Targeted Reduction of Antibiotic Resistance Via Mobilizable Genetic Payloads in Klebsiella Pneumoniae

Antibiotic resistance is a growing cause of mortality worldwide due to the emergence and proliferation of resistance genes in bacterial pathogens. One such pathogen is Klebsiella pneumoniae, a notorious carrier of many resistance genes harbored on numerous extrachromosomal elements. Most concerning is the increase in carbapenem-resistant strains, which has drastically reduced effective treatment options. Current treatments escalate antibiotic use but fail to address resistance genes themselves. To address this problem, we developed a plasmid-based therapy to enter K. pneumoniae cells and eliminate carbapenemase resistance genes directly. This therapy combines TP114, a self-transmissible plasmid with CRISPR-Associated Transposases (CASTs) for targeted DNA insertion into custom genomic loci, and I-C/Cas3 for targeted DNA cutting and bidirectional digestion. These tools together constitute a system that can effectively target and degrade extrachromosomal elements that harbor antibiotic resistance genes.

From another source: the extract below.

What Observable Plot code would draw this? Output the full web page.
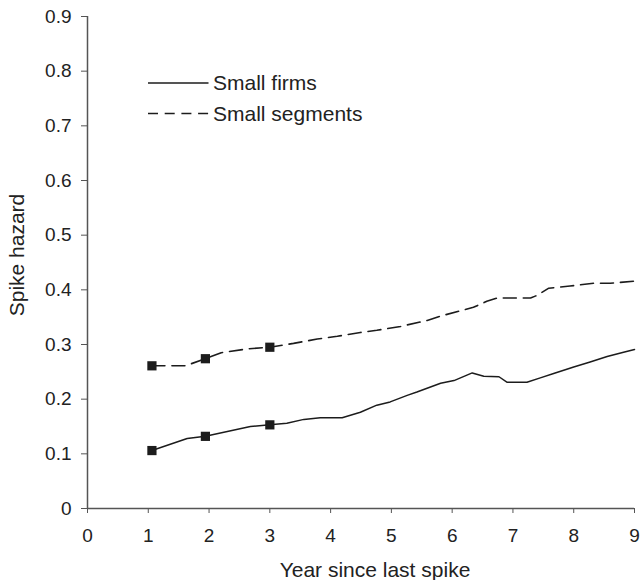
<!DOCTYPE html>
<html>
<head>
<meta charset="utf-8">
<script src="https://cdn.jsdelivr.net/npm/d3@7"></script>
<script src="https://cdn.jsdelivr.net/npm/@observablehq/plot@0.6"></script>
<style>
  html, body { margin: 0; padding: 0; background: #fff; }
  #chart { width: 640px; height: 580px; }
</style>
</head>
<body>
<div id="chart"></div>
<script>
const xTicks = [0, 1, 2, 3, 4, 5, 6, 7, 8, 9];
const yTicks = [0, 0.1, 0.2, 0.3, 0.4, 0.5, 0.6, 0.7, 0.8, 0.9];

const seriesNames = ["Small firms", "Small segments"];

const firmsX = [1.06, 1.64, 1.94, 2.68, 3.0, 3.28, 3.56, 3.83, 4.19, 4.49, 4.76, 4.98, 5.26, 5.42, 5.81, 6.03, 6.33, 6.52, 6.77, 6.9, 7.23, 7.45, 7.67, 8.0, 8.27, 8.55, 8.82, 9.0];
const firmsY = [0.106, 0.128, 0.132, 0.150, 0.153, 0.156, 0.163, 0.166, 0.166, 0.176, 0.189, 0.195, 0.207, 0.213, 0.229, 0.234, 0.248, 0.242, 0.241, 0.231, 0.231, 0.239, 0.247, 0.259, 0.268, 0.278, 0.286, 0.291];

const segX = [1.06, 1.61, 1.94, 2.2, 2.63, 3.0, 3.39, 3.78, 4.11, 4.49, 4.76, 5.15, 5.59, 5.81, 6.35, 6.57, 6.74, 7.29, 7.4, 7.59, 7.94, 8.33, 8.6, 9.0];
const segY = [0.261, 0.261, 0.274, 0.285, 0.292, 0.295, 0.302, 0.31, 0.315, 0.322, 0.326, 0.333, 0.344, 0.352, 0.368, 0.379, 0.385, 0.385, 0.39, 0.403, 0.407, 0.412, 0.412, 0.416];

const markerX = [1.06, 1.94, 3.0];
const firmsMarkerY = [0.106, 0.132, 0.153];
const segMarkerY = [0.261, 0.274, 0.295];

const firms = firmsX.map((x, i) => ({x, y: firmsY[i]}));
const segs = segX.map((x, i) => ({x, y: segY[i]}));
const markers = [
  ...markerX.map((x, i) => ({x, y: firmsMarkerY[i]})),
  ...markerX.map((x, i) => ({x, y: segMarkerY[i]}))
];

const FONT = "Liberation Sans, Arial, Helvetica, sans-serif";
const ink = "#1c1c1c";
const axisColor = "#555";
const textColor = "#222";

const chart = Plot.plot({
  width: 640,
  height: 580,
  marginLeft: 87,
  marginRight: 6,
  marginTop: 16,
  marginBottom: 72,
  style: {fontFamily: FONT, fontSize: "19px", color: textColor, background: "#fff"},
  x: {domain: [0, 9]},
  y: {domain: [0, 0.9]},
  marks: [
    Plot.axisX({ticks: xTicks, tickSize: 5, tickPadding: 15, label: null, stroke: axisColor, fontSize: 19, tickFormat: d => String(d)}),
    Plot.axisY({ticks: yTicks, tickSize: 6, tickPadding: 10, label: null, stroke: axisColor, fontSize: 19, tickFormat: d => String(+d.toFixed(1))}),
    Plot.ruleX([0], {y1: 0, y2: 0.9, stroke: axisColor, strokeWidth: 1.5}),
    Plot.ruleY([0], {x1: 0, x2: 9, stroke: axisColor, strokeWidth: 1.5}),
    Plot.line(firms, {x: "x", y: "y", stroke: ink, strokeWidth: 1.5}),
    Plot.line(segs, {x: "x", y: "y", stroke: ink, strokeWidth: 1.6, strokeDasharray: "13,7"}),
    Plot.dot(markers, {x: "x", y: "y", symbol: "square", r: 5.2, fill: ink, stroke: "none"})
  ]
});

const svg = d3.select(chart);
svg.append("text")
  .attr("x", 375).attr("y", 577)
  .attr("text-anchor", "middle")
  .attr("font-family", FONT).attr("font-size", 21).attr("fill", textColor)
  .text("Year since last spike");
svg.append("text")
  .attr("transform", "translate(24,255) rotate(-90)")
  .attr("text-anchor", "middle")
  .attr("font-family", FONT).attr("font-size", 21).attr("fill", textColor)
  .text("Spike hazard");

const legend = svg.append("g");
const legendStyles = [null, "10,6.7"];
seriesNames.forEach((name, i) => {
  const yy = 83 + i * 30.5;
  const ln = legend.append("line")
    .attr("x1", 148).attr("x2", 208.5).attr("y1", yy).attr("y2", yy)
    .attr("stroke", ink).attr("stroke-width", 1.5);
  if (legendStyles[i]) ln.attr("stroke-dasharray", legendStyles[i]);
  legend.append("text")
    .attr("x", 213).attr("y", yy + 7)
    .attr("text-anchor", "start")
    .attr("font-family", FONT).attr("font-size", 21).attr("fill", textColor)
    .text(name);
});

document.getElementById("chart").appendChild(chart);
</script>
</body>
</html>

Further, targeted insertion of I-C/Cas3 by CAST eliminates genomic copies of antibiotic resistance genes and prevents re-entry of resistance elements, thus preventing future acquisition of resistance. While eliminating target genes, this approach seeks to avoid killing all recipient cells of the broad-host TP114 plasmid, aiming to reduce further dysbiosis caused by off-target cutting events. This novel therapy class offers the unprecedented chance to selectively reduce antibiotic resistance of constituents within a bacterial community by physical removal of putative resistance genes. Future work will test various combinations of these elements to achieve the optimal resistance clearance payload.